Girls with significant genital androgenization due to classic 21-OHD usually undergo vaginal reconstruction and clitoral reduction (maintaining the glans and nerve supply), but the optimal timing of these procedures is debated, as is the need for the individual to be able to consent. There is a higher threshold for undertaking clitoral surgery in some centers as long-term sensation and ability to achieve orgasm can be affected, but the long-term results of newer techniques are not yet known. If surgery is performed in infancy, surgical revision or regular vaginal dilatation may be needed in adolescence or adulthood, and long-term psychological support and psychosexual counseling may be appropriate. Women with 21-OHD frequently develop polycystic ovaries and have reduced fertility, especially when control is poor. Fecundity is achieved in up to 90% of women, but ovulation induction (or even adrenalectomy) is frequently required. Dexamethasone should be avoided in pregnancy. Men with poorly controlled 21-OHD may develop testicular adrenal rests and are at risk for reduced fertility. Prenatal treatment of 21-OHD by the administration of dexamethasone to mothers is still under evaluation. However, treatment of the mother and child must be started ideally before 6 to 7 weeks; long-term effects of prenatal dexamethasone exposure on fetal development are still under evaluation.
The treatment of other forms of CAH includes mineralocorticoid and glucocorticoid replacement for salt-losing conditions (e.g., StAR, CYP11A1, HSD3β2), suppression of ACTH drive with glucocorticoids in disorders associated with hypertension (e.g., CYP17, CYP11B1), and appropriate sex-hormone replacement in adolescence and adulthood, when necessary.
Increased androgen synthesis can also occur in CAH due to defects in POR, 11β-hydroxylase (CYP11B1), and 3β-hydroxysteroid dehydrogenase type 2 (HSD3β2) and with mutations in the genes encoding aromatase (CYP19) and the glucocorticoid receptor. Increased androgen exposure in utero can occur with maternal virilizing tumors and with ingestion of androgenic compounds.

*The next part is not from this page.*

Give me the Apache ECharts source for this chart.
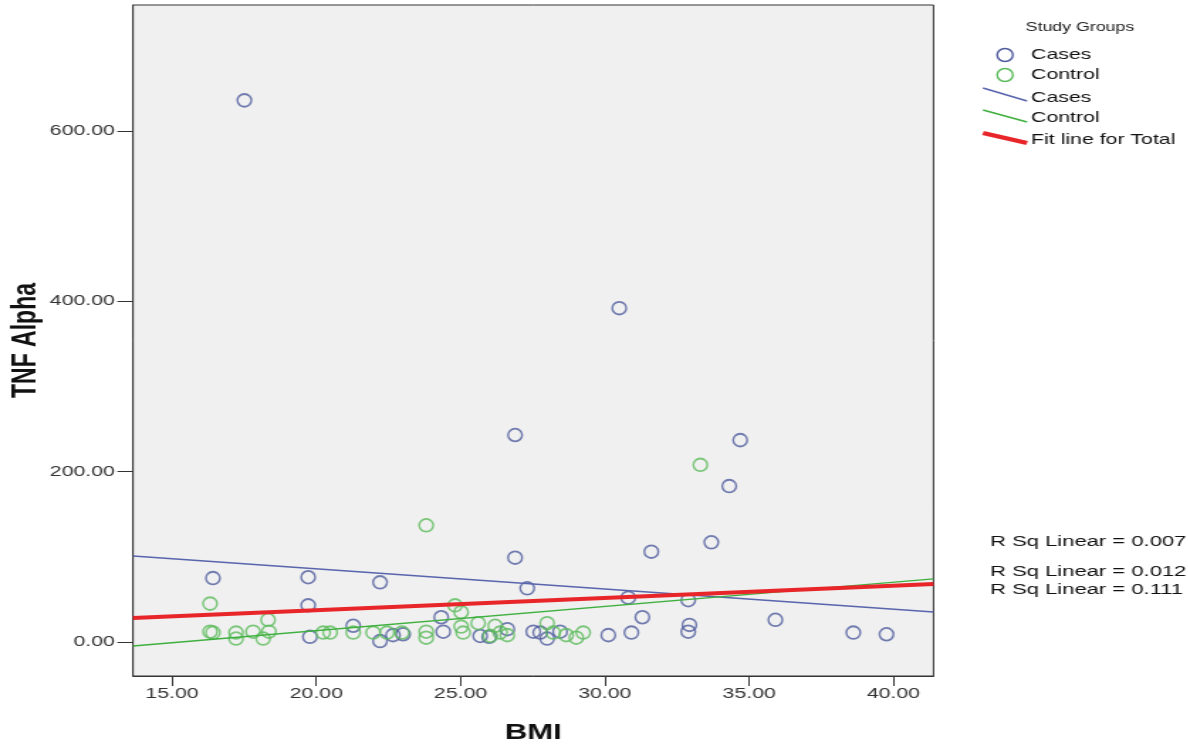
<!DOCTYPE html>
<html>
<head>
<meta charset="utf-8">
<script src="https://cdn.jsdelivr.net/npm/echarts@6/dist/echarts.min.js"></script>
<style>
html,body{margin:0;padding:0;background:#fff;overflow:hidden;width:1188px;height:745px;}
#c{height:745px;transform-origin:0 0;}
</style>
</head>
<body>
<div id="c"></div>
<script>
// ---- data ----
const casesBMI = [17.51, 30.50, 26.89, 34.69, 34.31, 33.69, 31.61, 26.89, 27.31, 30.81,
  32.89, 16.42, 19.72, 22.21, 19.72, 31.30, 35.91, 38.61, 39.76, 32.93,
  32.89, 19.78, 21.28, 22.21, 22.66, 23.01, 24.33, 24.40, 25.68, 25.99,
  26.62, 27.52, 27.76, 28.00, 28.45, 30.12, 30.92];
const casesTNF = [636, 392, 243, 237, 183, 117, 106, 99, 63, 52,
  49, 75, 76, 70, 43, 29, 26, 11, 9, 20,
  12, 6, 19, 1, 8, 9, 29, 12, 7, 6,
  15, 12, 11, 4, 12, 8, 11];
const controlBMI = [33.31, 23.81, 16.32, 24.81, 25.02, 18.33, 16.32, 16.42, 17.22, 17.22,
  17.81, 18.16, 18.36, 20.24, 20.48, 21.28, 21.97, 22.45, 22.97, 23.81,
  23.81, 25.02, 25.09, 25.61, 26.03, 26.20, 26.37, 26.62, 28.00, 28.21,
  28.66, 29.01, 29.25];
const controlTNF = [208, 137, 45, 43, 35, 26, 12, 11, 11, 4,
  12, 4, 12, 11, 11, 11, 11, 11, 11, 12,
  5, 18, 11, 22, 7, 19, 11, 8, 22, 11,
  8, 5, 11];
const fitX = [13.65, 41.39];
const fitCasesY = [101, 35.2];
const fitControlY = [-4.7, 74];
const fitTotalY = [28.2, 68.1];
const xTicks = [15, 20, 25, 30, 35, 40];
const yTicks = [0, 200, 400, 600];
const xRange = [13.65, 41.39];
const yRange = [-40, 748];
const legendTitle = 'Study Groups';
const legendLabels = ['Cases', 'Control', 'Cases', 'Control', 'Fit line for Total'];
const rSqLabels = ['R Sq Linear = 0.007', 'R Sq Linear = 0.012', 'R Sq Linear = 0.111'];
const xName = 'BMI';
const yName = 'TNF Alpha';

// ---- layout / style ----
const S = 1.42; // horizontal stretch of the original picture
const W = 1188 / S;
const el = document.getElementById('c');
el.style.width = W + 'px';
el.style.transform = 'scaleX(' + S + ')';

const BLUE = '#4f5c9e', BLUE_L = '#5965ad', GREEN = '#5cbc5c', GREEN_L = '#3fb03f', RED = '#e8262a';
const FONT = '"Liberation Sans", Arial, sans-serif';
const pts = (xs, ys) => xs.map((x, i) => [x, ys[i]]);

const chart = echarts.init(el, null, {renderer: 'canvas'});
const sx = v => v / S;

const graphic = [
  {type: 'text', x: sx(1080), y: 28, style: {text: legendTitle, font: '12.5px ' + FONT, fill: '#222', align: 'center', verticalAlign: 'middle'}},
  {type: 'circle', x: sx(1005), y: 55, scaleX: 0.85, shape: {cx: 0, cy: 0, r: 6.5}, style: {fill: 'none', stroke: BLUE, lineWidth: 1.6}},
  {type: 'circle', x: sx(1005), y: 75, scaleX: 0.85, shape: {cx: 0, cy: 0, r: 6.5}, style: {fill: 'none', stroke: GREEN, lineWidth: 1.6}},
  {type: 'line', shape: {x1: sx(983), y1: 88, x2: sx(1027), y2: 101}, style: {stroke: BLUE_L, lineWidth: 1.4}},
  {type: 'line', shape: {x1: sx(983), y1: 110, x2: sx(1027), y2: 122}, style: {stroke: GREEN_L, lineWidth: 1.4}},
  {type: 'line', shape: {x1: sx(983), y1: 133, x2: sx(1027), y2: 143}, style: {stroke: RED, lineWidth: 4}}
];
const legendY = [55, 75, 98, 118, 140];
legendLabels.forEach((t, i) => graphic.push({type: 'text', x: sx(1031), y: legendY[i],
  style: {text: t, font: '15px ' + FONT, fill: '#111', verticalAlign: 'middle'}}));
const rSqY = [542, 572, 590];
rSqLabels.forEach((t, i) => graphic.push({type: 'text', x: sx(990), y: rSqY[i],
  style: {text: t, font: '15.5px ' + FONT, fill: '#111', verticalAlign: 'middle'}}));

const scatterStyle = c => ({color: 'rgba(0,0,0,0)', borderColor: c, borderWidth: 1.6});
const symSize = [14 / S, 12.7];

chart.setOption({
  animation: false,
  backgroundColor: '#fff',
  grid: {left: sx(133), right: sx(1188 - 933), top: 5, bottom: 69, show: true,
    containLabel: false, outerBoundsMode: 'none',
    backgroundColor: '#f0f0f0', borderColor: '#333', borderWidth: 1},
  xAxis: {
    type: 'value', min: xRange[0], max: xRange[1],
    name: xName, nameLocation: 'middle', nameGap: 46, nameMoveOverlap: false,
    nameTextStyle: {fontFamily: FONT, fontSize: 22, fontWeight: 'bold', color: '#111'},
    axisLine: {show: true, onZero: false, lineStyle: {color: '#333', width: 1}},
    axisTick: {show: true, length: 10, customValues: xTicks, lineStyle: {color: '#333', width: 1}},
    axisLabel: {customValues: xTicks, margin: 10, fontFamily: FONT, fontSize: 15, color: '#333',
      formatter: v => v.toFixed(2)},
    splitLine: {show: false}
  },
  yAxis: {
    type: 'value', min: yRange[0], max: yRange[1],
    name: yName, nameLocation: 'middle', nameGap: 63.5, nameRotate: 90, nameMoveOverlap: false,
    nameTextStyle: {fontFamily: FONT, fontSize: 23, fontWeight: 'bold', color: '#111'},
    axisLine: {show: true, onZero: false, lineStyle: {color: '#333', width: 1}},
    axisTick: {show: true, length: 11, customValues: yTicks, lineStyle: {color: '#333', width: 1}},
    axisLabel: {customValues: yTicks, margin: 12.7, fontFamily: FONT, fontSize: 15, color: '#333',
      formatter: v => v.toFixed(2)},
    splitLine: {show: false}
  },
  graphic: graphic,
  series: [
    {name: 'Cases', type: 'scatter', data: pts(casesBMI, casesTNF), symbol: 'circle',
      symbolSize: symSize, itemStyle: scatterStyle(BLUE), z: 2},
    {name: 'Control', type: 'scatter', data: pts(controlBMI, controlTNF), symbol: 'circle',
      symbolSize: symSize, itemStyle: scatterStyle(GREEN), z: 2},
    {name: 'Cases fit', type: 'line', data: pts(fitX, fitCasesY), showSymbol: false, symbol: 'none',
      lineStyle: {color: BLUE_L, width: 1.4}, z: 3},
    {name: 'Control fit', type: 'line', data: pts(fitX, fitControlY), showSymbol: false, symbol: 'none',
      lineStyle: {color: GREEN_L, width: 1.4}, z: 3},
    {name: 'Fit line for Total', type: 'line', data: pts(fitX, fitTotalY), showSymbol: false, symbol: 'none',
      lineStyle: {color: RED, width: 4}, z: 4}
  ]
});
</script>
</body>
</html>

Other Disorders Affecting 46,XX Females
Congenital absence of the vagina occurs in association with müllerian agenesis or hypoplasia as part of the Mayer-Rokitansky-Kuster-Hauser (MRKH) syndrome (rarely caused by WNT4 mutations). This diagnosis should be considered in otherwise phenotypically normal females with primary amenorrhea. Associated features include renal (agenesis) and cervical spinal abnormalities.
The approach to a child or adolescent with ambiguous genitalia or another DSD requires cultural sensitivity, as the concepts of sex and gender vary widely. Rare genetic DSDs can occur more frequently in specific populations (e.g., 5β-reductase type 2 in the Dominican Republic). Different forms of CAH also show ethnic and geographic variability. In many countries, appropriate biochemical tests may not be readily available, and access to appropriate forms of surgery or treatment may be limited.